Историк современной Франции также разделяет мнение мадам Адам о министре внутренних дел Пикаре. «Bourgeois de Paris, homme gras et de teint fleuri, orateur élégant et fin, esprit sceptique et dépris, il savait trouver de mots heureux» (Парижский буржуа, человек тучный и цветущего вида, оратор элегантный и тонкий, ум скептический и равнодушный, он умел находить удачные слова), — таково описание нового министра внутренних дел, данное М. Аното. [230] «Il ne vise qu’aux mots d’esprit» (Он стремится только к остротам), — пишет мадам Адам. [231]

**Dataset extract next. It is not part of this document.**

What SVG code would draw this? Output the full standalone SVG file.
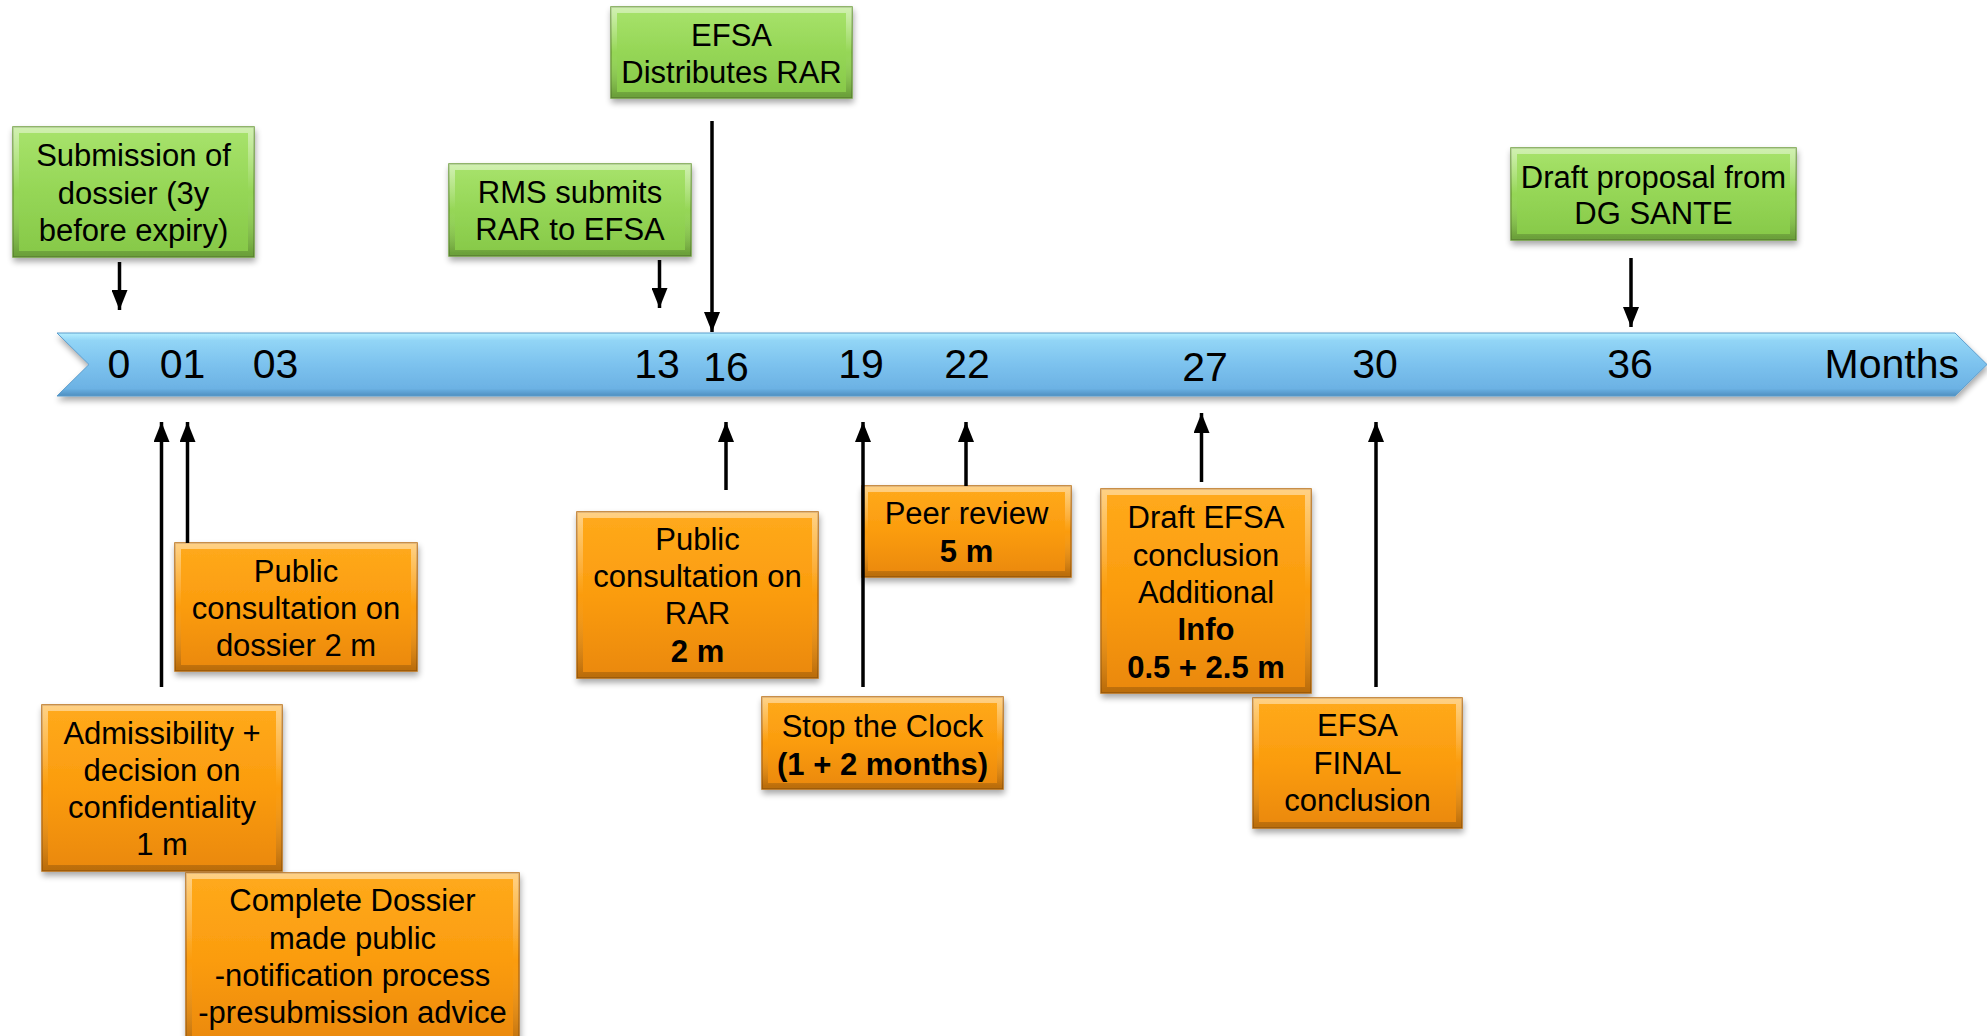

Жюль Греви, выдающийся юрист, который теперь был президентом новой Палаты, в дни ее семейных трудностей был для Жюльетты наставником, советчиком и другом, предоставляя в ее распоряжение всю ту «sagesse pondérée» (взвешенную мудрость), ту «finesse matoise» (хитрую проницательность), [232] которыми этот идеальный буржуа был столь щедро наделен. Когда она впервые встретила его в салоне мадам д’Агу, Греви, как и она сама, был республиканцем-абстенционистом, отстраненным от какого-либо участия в ненавистном имперском режиме. Мадам Адам никогда не могла простить ему того, что он отказался от этой позиции, уступил уговорам Оливье и вошел в Законодательный корпус как один из знаменитой «пятерки» — первых республиканцев, принесших присягу на верность Империи. «Для меня отныне, — сказала она Адаму, — Греви больше не человек, чья политическая честь безупречна». [233]
Эти различные назначения и другие новости, присланные Адамом из Бордо, его жена в Брюйере подробно обсуждала со старым другом Тьера, своим соседом доктором Мором, а также с господином и госпожой Арле Дюфур, которые приехали, чтобы скрасить ее одиночество. Утро она проводила, обучая своего юного друга Биби. Но все это время ее сердце разрывалось от материнской, а также национальной тревоги. Неделями у нее не было никаких известий об Алисе.